WHAT IS REQUIRED.
Report all lines holding "produces".

Records with drawing code.
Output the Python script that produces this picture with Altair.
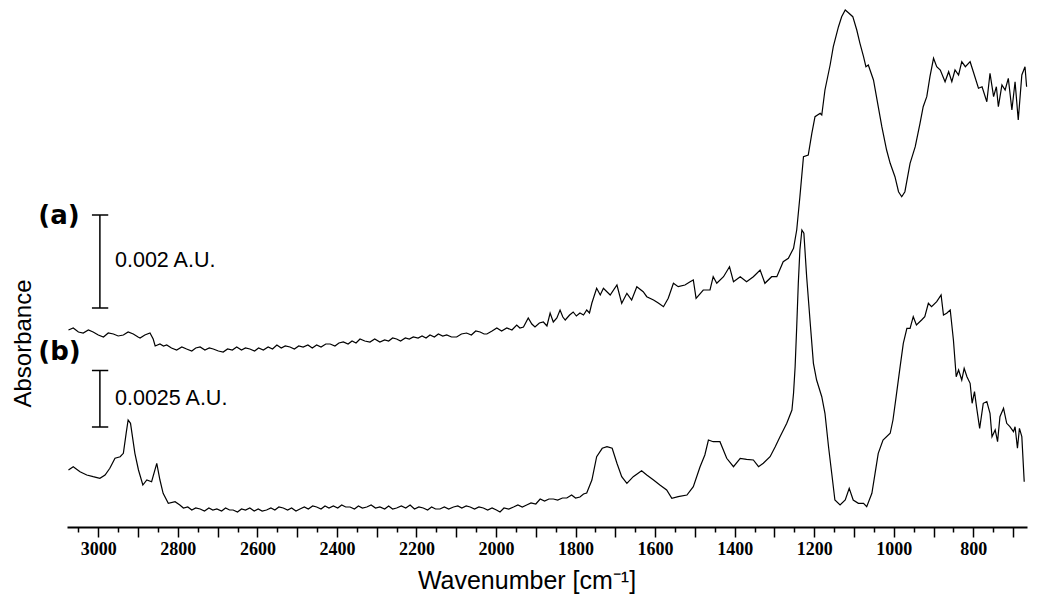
import altair as alt
import pandas as pd

# ---- trace (a): wavenumber [cm-1] and offset absorbance (display units) ----
A_WN = [3075, 3063, 3050, 3038, 3025, 3013, 3000, 2987, 2975, 2962, 2950, 2937, 2925, 2912, 2900, 2895, 2883, 2870, 2862, 2857,
        2845, 2836, 2828, 2816, 2803, 2790, 2778, 2765, 2755, 2744, 2732, 2721, 2711, 2698, 2686, 2675, 2663, 2652, 2640, 2630,
        2619, 2607, 2597, 2585, 2573, 2562, 2551, 2540, 2530, 2518, 2507, 2496, 2485, 2473, 2462, 2451, 2440, 2428, 2417, 2405,
        2395, 2384, 2372, 2362, 2352, 2342, 2330, 2317, 2305, 2292, 2280, 2270, 2260, 2250, 2240, 2228, 2218, 2208, 2196, 2186,
        2176, 2166, 2155, 2145, 2134, 2124, 2112, 2099, 2087, 2074, 2062, 2051, 2040, 2030, 2023, 2010, 1998, 1986, 1973, 1960,
        1948, 1940, 1931, 1919, 1910, 1902, 1891, 1881, 1872, 1864, 1856, 1847, 1839, 1832, 1826, 1815, 1806, 1798, 1789, 1780,
        1772, 1765, 1759,
        1747, 1738, 1730, 1713, 1696, 1684, 1671, 1659, 1646, 1630, 1621, 1604, 1592, 1579, 1567, 1554, 1542, 1525, 1512, 1504,
        1497, 1479, 1462, 1454, 1445, 1428, 1413, 1403, 1386, 1370, 1353, 1336, 1324, 1307, 1294, 1278, 1265, 1252, 1244, 1236,
        1227, 1215, 1206, 1198, 1185, 1181, 1173, 1160, 1152, 1139, 1131, 1122, 1114, 1103, 1093, 1085, 1076, 1070, 1064, 1051,
        1039, 1030, 1018, 1009, 997, 988, 980, 972, 959, 946, 934, 926, 917, 909, 900, 892, 883, 871, 862, 854,
        846, 837, 829, 820, 808, 800, 787, 778, 766, 758, 749, 742, 737, 728, 720, 712, 703, 695, 687, 678,
        670, 666]
A_Y = [197, 199, 195, 194, 197, 195, 192, 190, 194, 193, 191, 192, 195, 193, 190, 189, 192, 194, 188, 181,
       183, 181, 182, 179, 177, 180, 178, 176, 179, 180, 177, 179, 178, 176, 175, 178, 177, 180, 177, 179,
       178, 176, 179, 177, 180, 178, 182, 179, 181, 180, 178, 181, 180, 182, 179, 182, 180, 183, 183, 181,
       184, 185, 183, 186, 184, 188, 186, 185, 188, 185, 187, 186, 189, 188, 186, 189, 188, 190, 189, 191,
       189, 192, 190, 193, 191, 192, 190, 190, 193, 194, 192, 196, 195, 193, 193, 196, 199, 196, 199, 197,
       202, 199, 200, 209, 203, 200, 204, 205, 201, 214, 205, 209, 217, 210, 207, 212, 215, 211, 214, 212,
       217, 214, 224,
       238.7, 232, 238.7, 232, 242, 223.7, 233.7, 227, 240.3, 235.3, 230.3, 227, 224, 220.3, 228.7, 243.7, 240.3, 242, 245.3, 247,
       228.7, 237, 237, 250.3, 243.7, 250.3, 260.3, 245.3, 250.3, 245.3, 250.3, 257, 243.7, 250.3, 250.3, 265.3, 268.7, 278.7, 297, 330.3,
       370.3, 372, 393.7, 410.3, 413.7, 412, 437, 462, 480.3, 500.3, 510.3, 517, 514.3, 510.3, 497, 483.7, 470.3, 460.3, 462, 447,
       420.3, 400.3, 377, 363.7, 350.3, 335.3, 330.3, 335.3, 363.7, 380.3, 403.7, 420.3, 430.3, 450.3, 468.7, 460.3, 457, 445.3, 455.3, 445.3,
       457, 452, 465.3, 460.3, 465.3, 455.3, 438.7, 440.3, 425.3, 453.7, 430.3, 440.3, 420.3, 442, 437, 448.7, 417, 445.3, 407, 452,
       460.3, 440.3]

# ---- trace (b) ----
B_WN = [3075, 3063, 3046, 3029, 3013, 2996, 2983, 2971, 2958, 2945, 2937, 2930, 2925, 2919, 2908, 2899, 2888, 2878, 2866, 2853,
        2845, 2837, 2824, 2807,
        2795, 2786, 2775, 2765, 2755, 2744, 2733, 2722, 2712, 2702,
        2690, 2680, 2670, 2661, 2650, 2640, 2630, 2619, 2608, 2598,
        2588, 2577, 2566, 2556, 2546, 2535, 2524, 2514, 2503, 2493,
        2482, 2472, 2461, 2451, 2440, 2430, 2420, 2409, 2398, 2388,
        2378, 2367, 2356, 2346, 2336, 2325, 2314, 2303, 2292, 2280,
        2270, 2260, 2250, 2238, 2227, 2216, 2205, 2194, 2183, 2172,
        2162, 2152, 2141, 2130, 2119, 2107, 2096, 2086, 2075, 2065,
        2054, 2043, 2032, 2021, 2010, 1999, 1990, 1980, 1968, 1956,
        1945, 1934, 1923, 1912, 1900, 1889, 1878, 1867, 1856, 1845,
        1833, 1822, 1810, 1800, 1789, 1780, 1772,
        1759, 1747, 1733, 1721, 1708, 1696, 1684, 1671, 1655, 1634, 1621, 1604, 1588, 1571, 1558, 1542, 1520, 1504, 1487, 1475,
        1466, 1454, 1437, 1420, 1403, 1386, 1370, 1353, 1340, 1328, 1311, 1298, 1286, 1269, 1256, 1252, 1248, 1244, 1240, 1236,
        1231, 1226, 1219, 1210, 1202, 1194, 1181, 1173, 1164, 1156, 1148, 1135, 1122, 1112, 1102, 1089, 1076, 1068, 1055, 1047,
        1039, 1027, 1009, 1002, 994, 984, 976, 967, 959, 951, 943, 930, 922, 913, 905, 892, 881, 875, 867, 858,
        850, 843, 837, 829, 823, 816, 808, 803, 797, 792, 784, 775, 766, 758, 753, 745, 739, 733, 724, 716,
        708, 699, 695, 689, 684, 678, 672]
B_Y = [57, 60.3, 55.3, 52, 50.3, 48.7, 52, 58.7, 68.7, 70.3, 73.7, 93.7, 107, 103.7, 73.7, 57, 42, 47, 45.3, 63.7,
       47, 33.7, 23.7, 25.3,
       22, 19, 20, 17, 19, 18, 16, 19, 17, 18,
       16, 19, 17, 17, 15, 18, 17, 19, 16, 18,
       16, 17, 19, 17, 20, 19, 17, 19, 16, 18,
       20, 18, 21, 20, 18, 21, 19, 21, 19, 22,
       20, 20, 18, 21, 19, 20, 22, 19, 20, 18,
       21, 18, 19, 21, 19, 22, 18, 20, 19, 17,
       20, 18, 18, 20, 18, 20, 21, 19, 21, 20,
       18, 20, 19, 17, 19, 17, 15, 19, 18, 20,
       22, 20, 22, 24, 23, 28, 26, 28, 28, 27,
       29, 29, 32, 29, 30, 33, 34,
       47, 70.3, 78.7, 80.3, 78.7, 63.7, 50.3, 43.7, 50.3, 56.3, 52, 47, 42, 37, 28.7, 30.3, 32, 40.3, 60.3, 72,
       87, 85.3, 85.3, 68.7, 60.3, 68.7, 67.7, 67, 60.3, 63.7, 70.3, 80.3, 90.3, 103.7, 117, 133.7, 160.3, 200.3, 243.7, 277,
       297, 293.7, 250.3, 203.7, 163.7, 147, 130.3, 113.7, 80.3, 53.7, 27, 22, 27, 38.7, 27, 23.7, 23.7, 20.3, 33.7, 53.7,
       73.7, 87, 93.7, 107, 130.3, 160.3, 183.7, 198.7, 198.7, 210.3, 202, 207, 210.3, 223.7, 220.3, 225.3, 232, 212, 213.7, 217,
       187, 150.3, 157, 147, 158.7, 150.3, 143.7, 123.7, 135.3, 120.3, 98.7, 123.7, 125.3, 113.7, 90.3, 97, 85.3, 110.3, 118.7, 103.7,
       100.3, 95.3, 100.3, 78.7, 98.7, 90.3, 45.3]

assert len(A_WN) == len(A_Y), (len(A_WN), len(A_Y))
assert len(B_WN) == len(B_Y), (len(B_WN), len(B_Y))

# ---- annotations (scale bars and labels) ----
BAR_WN = [2996, 2996]
BAR_LO = [219, 100]
BAR_HI = [312, 156.5]
CAP_L = [3016, 3016, 3016, 3016]
CAP_R = [2975, 2975, 2975, 2975]
CAP_Y = [219, 312, 100, 156.5]
SB_TEXT = ["0.002 A.U.", "0.0025 A.U."]
SB_WN = [2958, 2958]
SB_Y = [266, 128]
LBL_TEXT = ["(a)", "(b)"]
LBL_WN = [3151, 3151]
LBL_Y = [311, 175]

MAJOR = list(range(700, 3001, 100))
MINOR = list(range(750, 3051, 100))

df = pd.concat([
    pd.DataFrame({"wn": A_WN, "abs": A_Y, "trace": "a"}),
    pd.DataFrame({"wn": B_WN, "abs": B_Y, "trace": "b"}),
])
bars = pd.DataFrame({"wn": BAR_WN, "lo": BAR_LO, "hi": BAR_HI})
caps = pd.DataFrame({"wn": CAP_L, "wn2": CAP_R, "y": CAP_Y})
sbt = pd.DataFrame({"wn": SB_WN, "y": SB_Y, "t": SB_TEXT})
lbl = pd.DataFrame({"wn": LBL_WN, "y": LBL_Y, "t": LBL_TEXT})

xs = alt.Scale(domain=[3078.7, 665], nice=False, zero=False)
ys = alt.Scale(domain=[0, 519], nice=False, zero=False)

x_main = alt.X("wn:Q", scale=xs, axis=alt.Axis(
    values=MAJOR, format="d", labelExpr="datum.value % 200 === 0 ? datum.label : ''",
    tickSize=10, tickWidth=1.5, tickColor="black", domainWidth=2, domainColor="black",
    labelFont="Liberation Serif", labelFontWeight="bold", labelFontSize=18, labelColor="black",
    labelPadding=3, grid=False, orient="bottom",
    title="Wavenumber [cm⁻¹]", titleFont="Liberation Sans", titleFontSize=25,
    titleFontWeight="normal", titleColor="black", titleX=459.5, titleY=61,
    titleBaseline="alphabetic", titleAlign="center"))
y_main = alt.Y("abs:Q", scale=ys, axis=alt.Axis(
    labels=False, ticks=False, domain=False, grid=False, title="Absorbance",
    titleFont="Liberation Sans", titleFontSize=24, titleFontWeight="normal", titleColor="black",
    titleX=-44, titleY=335, titleBaseline="middle", titleAlign="center", titleAngle=270))

lines = alt.Chart(df).mark_line(color="black", strokeWidth=1.2).encode(
    x=x_main, y=y_main, detail="trace:N", order="wn:Q")

x_minor = alt.X("wn:Q", scale=xs, axis=alt.Axis(
    values=MINOR, labels=False, tickSize=5, tickWidth=1.5, tickColor="black",
    domain=False, grid=False, title=None, orient="bottom"))

bar_rules = alt.Chart(bars).mark_rule(color="black", strokeWidth=1.5).encode(
    x=x_minor, y=alt.Y("lo:Q", scale=ys, axis=None), y2="hi:Q")
cap_rules = alt.Chart(caps).mark_rule(color="black", strokeWidth=1.5).encode(
    x=alt.X("wn:Q", scale=xs, axis=None), x2="wn2:Q", y=alt.Y("y:Q", scale=ys, axis=None))
sb_text = alt.Chart(sbt).mark_text(align="left", baseline="middle", fontSize=21.5,
                                   font="Liberation Sans", color="black").encode(
    x=alt.X("wn:Q", scale=xs, axis=None), y=alt.Y("y:Q", scale=ys, axis=None), text="t:N")
lbl_text = alt.Chart(lbl).mark_text(align="left", baseline="middle", fontSize=26,
                                    fontWeight="bold", font="DejaVu Sans", color="black").encode(
    x=alt.X("wn:Q", scale=xs, axis=None), y=alt.Y("y:Q", scale=ys, axis=None), text="t:N")

chart = alt.layer(lines, bar_rules, cap_rules, sb_text, lbl_text).resolve_axis(
    x="independent", y="independent").properties(
    width=960, height=519,
    autosize=alt.AutoSizeParams(type="none"),
    padding={"left": 59, "top": 0, "right": 15, "bottom": 67},
    background="white",
).configure_view(stroke=None)

chart.save("out.html", embed_options={"renderer": "svg", "actions": False})
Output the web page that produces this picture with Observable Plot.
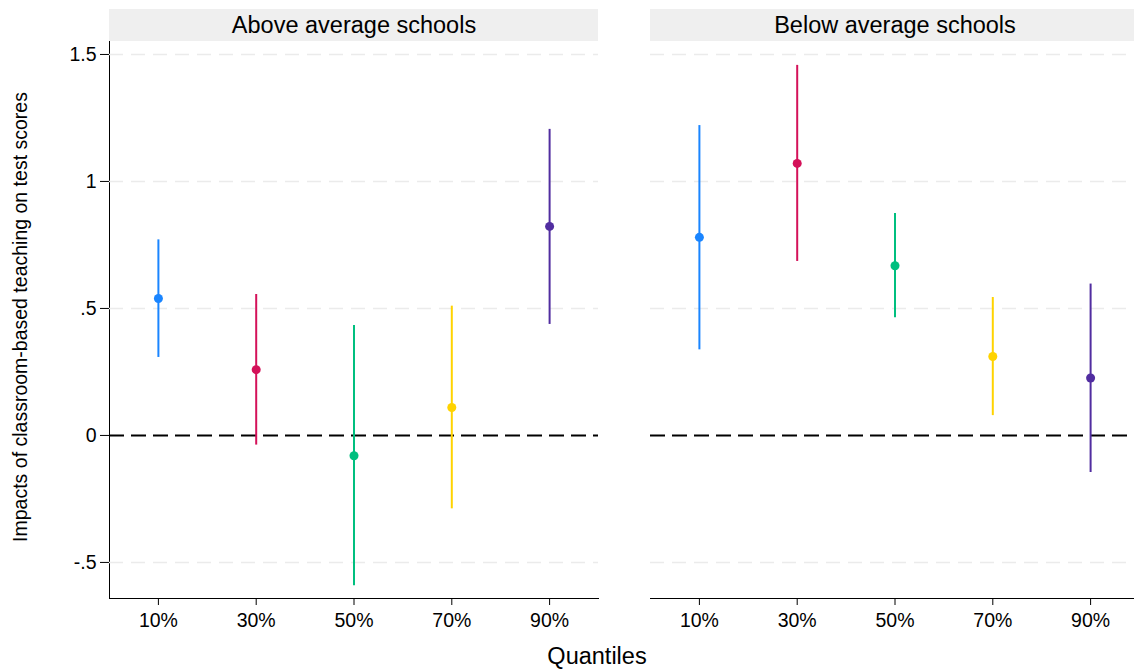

OUTPUT BELOW.
Output the Python script that produces this picture with Altair.
Output the web page that produces this picture with Observable Plot.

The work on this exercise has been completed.